# Question about Palmetto engine swap at WAS



## overturn (Mar 28, 2016)

Hopefully someone here can help me out with this - exhaustive searching on a variety of Amtrak forums turned up nothing specific.

I took the Palmetto north from Washington DC the other night. I know the diesel is swapped for an electric at Union Station but I can't figure out how, exactly. My assumption was that the diesel pulled into the station, dropped off the train, and then headed off solo to the yard. Then, the electric with the extra NEC cars backed onto the train and proceeded north.

However, last night the inbound 90 Palmetto was marked as arriving at a nonadjacent gate to the outbound 90 Palmetto. Inbound 90 arrived at Gate G and the outbound 90 eft from Gate J Track 25. How would this work with the engine swap?

Secondly, on this forum I saw that the baggage car was moved to the end of the consist when the extra NEC cars started to get added. Why is this? Is it easier to couple the extra cars onto other passenger cars vs the baggage car?


----------



## CCC1007 (Mar 28, 2016)

The baggage car is not supposed to be accessible to the passengers, so adding the new cars ahead of it would isolate them from the others, causing issues with food service, and it is best to avoid such issues. As to the other question, the train would swap engines as described, and the gate indicated does not necessarily indicate which track the train is on.


----------



## Thirdrail7 (Mar 28, 2016)

overturn said:


> Hopefully someone here can help me out with this - exhaustive searching on a variety of Amtrak forums turned up nothing specific.
> 
> I took the Palmetto north from Washington DC the other night.

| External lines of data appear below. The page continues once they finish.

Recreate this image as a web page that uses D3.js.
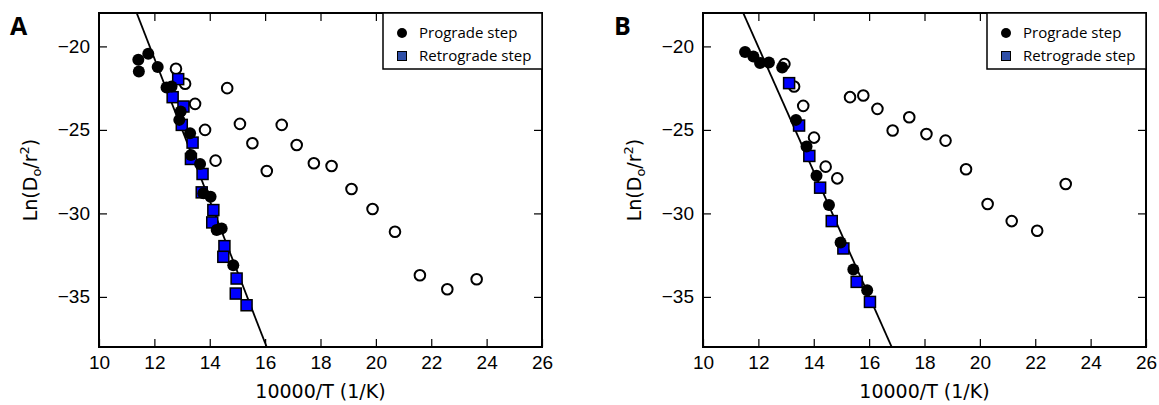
<!DOCTYPE html>
<html>
<head>
<meta charset="utf-8">
<script src="https://cdn.jsdelivr.net/npm/d3@7"></script>
<style>
  body { margin: 0; background: #fff; }
  svg { display: block; font-family: "DejaVu Sans", sans-serif; }
  .tick text { font-size: 19px; fill: #000; }
  .tick line { stroke: #000; stroke-width: 1.2; }
  .legend text { font-family: "Open Sans", sans-serif; font-size: 15px; }
</style>
</head>
<body>
<div class="chart"></div>
<script>
// panel A data: [10000/T, ln(D0/r2)]
const aPrograde = [
  [11.42, -20.8], [11.78, -20.44], [11.44, -21.5], [12.12, -21.24], [12.44, -22.46],
  [12.62, -22.4], [12.95, -23.9], [12.9, -24.4], [13.29, -25.2], [13.32, -26.5],
  [13.65, -27.04], [13.77, -28.8], [14.03, -29.0], [14.25, -31.0], [14.43, -30.9],
  [14.85, -33.1]
];
const aRetrograde = [
  [12.86, -21.96], [12.66, -23.04], [13.05, -23.6], [12.99, -24.7], [13.38, -25.76],
  [13.32, -26.74], [13.74, -27.64], [13.71, -28.74], [14.13, -29.8], [14.09, -30.54],
  [14.53, -31.96], [14.49, -32.6], [14.97, -33.9], [14.94, -34.8], [15.33, -35.5]
];
const aOpen = [
  [12.78, -21.34], [13.11, -22.24], [14.63, -22.5], [13.47, -23.44], [13.83, -25.0],
  [15.09, -24.64], [16.6, -24.7], [15.54, -25.8], [17.14, -25.9], [14.21, -26.84],
  [16.06, -27.46], [17.76, -27.0], [18.4, -27.16], [19.12, -28.54], [19.88, -29.74],
  [20.69, -31.1], [21.59, -33.7], [22.58, -34.54], [23.64, -33.94]
];
const aFit = [30.4, -4.26]; // intercept, slope

// panel B data
const bPrograde = [
  [11.52, -20.34], [11.82, -20.6], [12.06, -21.0], [12.38, -20.96], [12.86, -21.26],
  [13.36, -24.4], [13.74, -26.0], [14.1, -27.74], [14.55, -29.5], [14.97, -31.74],
  [15.43, -33.36], [15.93, -34.6]
];
const bRetrograde = [
  [13.11, -22.2], [13.47, -24.74], [13.84, -26.56], [14.23, -28.46], [14.65, -30.46],
  [15.07, -32.1], [15.55, -34.1], [16.03, -35.3]
];
const bOpen = [
  [12.94, -21.06], [13.29, -22.4], [13.62, -23.56], [14.01, -25.46], [15.31, -23.04],
  [15.79, -22.94], [16.3, -23.74], [16.85, -25.04], [17.45, -24.24], [18.07, -25.25],
  [18.76, -25.64], [19.5, -27.36], [20.28, -29.44], [21.15, -30.46], [22.07, -31.04],
  [23.1, -28.24], [14.43, -27.2], [14.85, -27.9]
];
const bFit = [24.72, -3.73];

const xDomain = [10, 26];
const yDomain = [-38, -18];
const xTicks = [10, 12, 14, 16, 18, 20, 22, 24, 26];
const yTicks = [-20, -25, -30, -35];
const legendLabels = ['Prograde step', 'Retrograde step'];

const W = 1159, H = 405;
const plotW = 443, plotH = 334, plotTop = 13;

const svg = d3.select('.chart').append('svg')
  .attr('width', W)
  .attr('height', H);

function panel(left, letter, prograde, retrograde, open, fit) {
  const g = svg.append('g').attr('transform', `translate(${left},${plotTop})`);
  const x = d3.scaleLinear().domain(xDomain).range([0, plotW]);
  const y = d3.scaleLinear().domain(yDomain).range([plotH, 0]);

  // axes with inward ticks on all four sides
  const fmt = d3.format('d');
  g.append('g').attr('transform', `translate(0,${plotH})`)
    .call(d3.axisBottom(x).tickValues(xTicks).tickFormat(fmt).tickSizeInner(-8).tickSizeOuter(0).tickPadding(9));
  g.append('g')
    .call(d3.axisLeft(y).tickValues(yTicks).tickFormat(fmt).tickSizeInner(-8).tickSizeOuter(0).tickPadding(9));
  g.append('g')
    .call(d3.axisTop(x).tickValues(xTicks.slice(1, -1)).tickFormat('').tickSizeInner(-8).tickSizeOuter(0));
  g.append('g').attr('transform', `translate(${plotW},0)`)
    .call(d3.axisRight(y).tickValues(yTicks).tickFormat('').tickSizeInner(-8).tickSizeOuter(0));
  g.selectAll('.domain').remove();
  g.selectAll('.tick text').attr('fill', '#000');

  // clip for the fit line
  const clipId = 'clip' + letter;
  g.append('clipPath').attr('id', clipId)
    .append('rect').attr('width', plotW).attr('height', plotH);

  const fitLine = d3.line().x(d => x(d)).y(d => y(fit[0] + fit[1] * d));
  g.append('path')
    .datum([10, 17])
    .attr('clip-path', `url(#${clipId})`)
    .attr('d', fitLine)
    .attr('fill', 'none')
    .attr('stroke', '#000')
    .attr('stroke-width', 1.8);

  g.append('g').selectAll('circle')
    .data(open)
    .join('circle')
      .attr('cx', d => x(d[0]))
      .attr('cy', d => y(d[1]))
      .attr('r', 5.3)
      .attr('fill', '#fff')
      .attr('stroke', '#000')
      .attr('stroke-width', 2);

  g.append('g').selectAll('rect')
    .data(retrograde)
    .join('rect')
      .attr('x', d => x(d[0]) - 5.5)
      .attr('y', d => y(d[1]) - 5.5)
      .attr('width', 11)
      .attr('height', 11)
      .attr('fill', '#0000ff')
      .attr('stroke', '#000')
      .attr('stroke-width', 1.5);

  g.append('g').selectAll('circle')
    .data(prograde)
    .join('circle')
      .attr('cx', d => x(d[0]))
      .attr('cy', d => y(d[1]))
      .attr('r', 6)
      .attr('fill', '#000');

  // frame
  g.append('rect')
    .attr('width', plotW)
    .attr('height', plotH)
    .attr('fill', 'none')
    .attr('stroke', '#000')
    .attr('stroke-width', 2);

  // legend
  const lg = g.append('g').attr('class', 'legend')
    .attr('transform', `translate(${plotW - 159},0)`);
  lg.append('rect')
    .attr('width', 159).attr('height', 56)
    .attr('fill', '#fff').attr('stroke', '#000').attr('stroke-width', 1.5);
  lg.append('circle').attr('cx', 19).attr('cy', 20).attr('r', 5).attr('fill', '#000');
  lg.append('rect').attr('x', 14.5).attr('y', 38.5).attr('width', 9).attr('height', 9)
    .attr('fill', '#3050a8').attr('stroke', '#000').attr('stroke-width', 1);
  lg.selectAll('text')
    .data(legendLabels)
    .join('text')
      .attr('x', 36)
      .attr('y', (d, i) => 25 + i * 23)
      .text(d => d);

  // axis titles
  g.append('text')
    .attr('x', plotW / 2).attr('y', 385)
    .attr('text-anchor', 'middle')
    .attr('font-size', 19)
    .text('10000/T (1/K)');

  const yl = g.append('text')
    .attr('transform', `translate(-62,${plotH / 2}) rotate(-90)`)
    .attr('text-anchor', 'middle')
    .attr('font-size', 19);
  yl.append('tspan').text('Ln(D');
  yl.append('tspan').attr('font-size', 13).attr('dy', 4).text('o');
  yl.append('tspan').attr('dy', -4).text('/r');
  yl.append('tspan').attr('font-size', 13).attr('dy', -8).text('2');
  yl.append('tspan').attr('dy', 8).text(')');

  svg.append('text')
    .attr('x', left - 89).attr('y', 35)
    .attr('font-family', '"Open Sans", sans-serif')
    .attr('font-weight', 'bold')
    .attr('font-size', 25)
    .text(letter);
}

panel(99, 'A', aPrograde, aRetrograde, aOpen, aFit);
panel(703, 'B', bPrograde, bRetrograde, bOpen, bFit);
</script>
</body>
</html>
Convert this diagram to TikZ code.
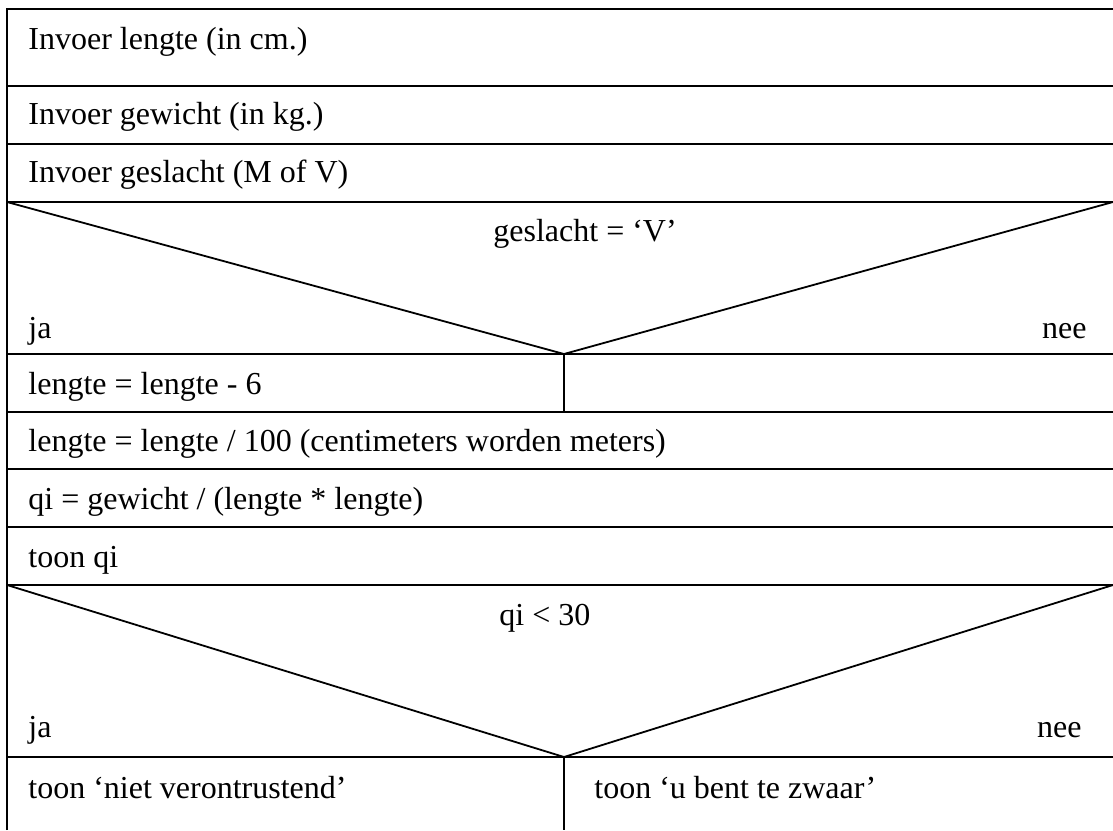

I know the diesel is swapped for an electric at Union Station but I can't figure out how, exactly. My assumption was that the diesel pulled into the station, dropped off the train, and then headed off solo to the yard. Then, the electric with the extra NEC cars backed onto the train and proceeded north.


That is what happens. You are spot on. The only thing that may differ is sometimes 90's inbound diesel will stay in the station to wait for inbound 66's diesel so they can go to the yard together.



overturn said:


> However, last night the inbound 90 Palmetto was marked as arriving at a nonadjacent gate to the outbound 90 Palmetto. Inbound 90 arrived at Gate G and the outbound 90 eft from Gate J Track 25. How would this work with the engine swap?


Gate "G" is the main arrival gate for tracks 17-28. As such, arriving passengers will usually enter through gate G while the boarding passengers will board the appropriate track and associated gate.



overturn said:


> Secondly, on this forum I saw that the baggage car was moved to the end of the consist when the extra NEC cars started to get added. Why is this? Is it easier to couple the extra cars onto other passenger cars vs the baggage car?


It facilitates the exchange. If you added the other cars on the baggage cars, passengers would have to walk through the baggage car to move through the train if they wanted to go to the cafe car as an example.

The alternative is adding the cars to the rear of the train. However, this results in a "double drill," meaning you're working on both ends of the train at the same time. This can be time consuming, particularly in the winter and can hinder operations in the terminal. Since the engine is swapped, it is easier if everything is assembled, stored and switched at one time.


----------



## overturn (Mar 29, 2016)

CCC1007 said:


> The baggage car is not supposed to be accessible to the passengers, so adding the new cars ahead of it would isolate them from the others, causing issues with food service, and it is best to avoid such issues. As to the other question, the train would swap engines as described, and the gate indicated does not necessarily indicate which track the train is on.


Got it, that makes a ton of sense. Thanks! (PS - I lived in Bozeman for a few years. Worked patrol at Big Sky and miss the skiing and the town like crazy!)



Thirdrail7 said:


> overturn said:
> 
> 
> > Hopefully someone here can help me out with this - exhaustive searching on a variety of Amtrak forums turned up nothing specific.
> ...


Oh, ok. That straightens it out then. Thanks! This has been driving me crazy.


----------



## Mystic River Dragon (Mar 29, 2016)

I am so glad someone else asked about this! Whenever I watch the engine change at WAS, I can never figure out where the new engine is coming from, and it's been driving me crazy too! 

It's nice that one of the diesels will wait for the other so they can go to the yard together  .


----------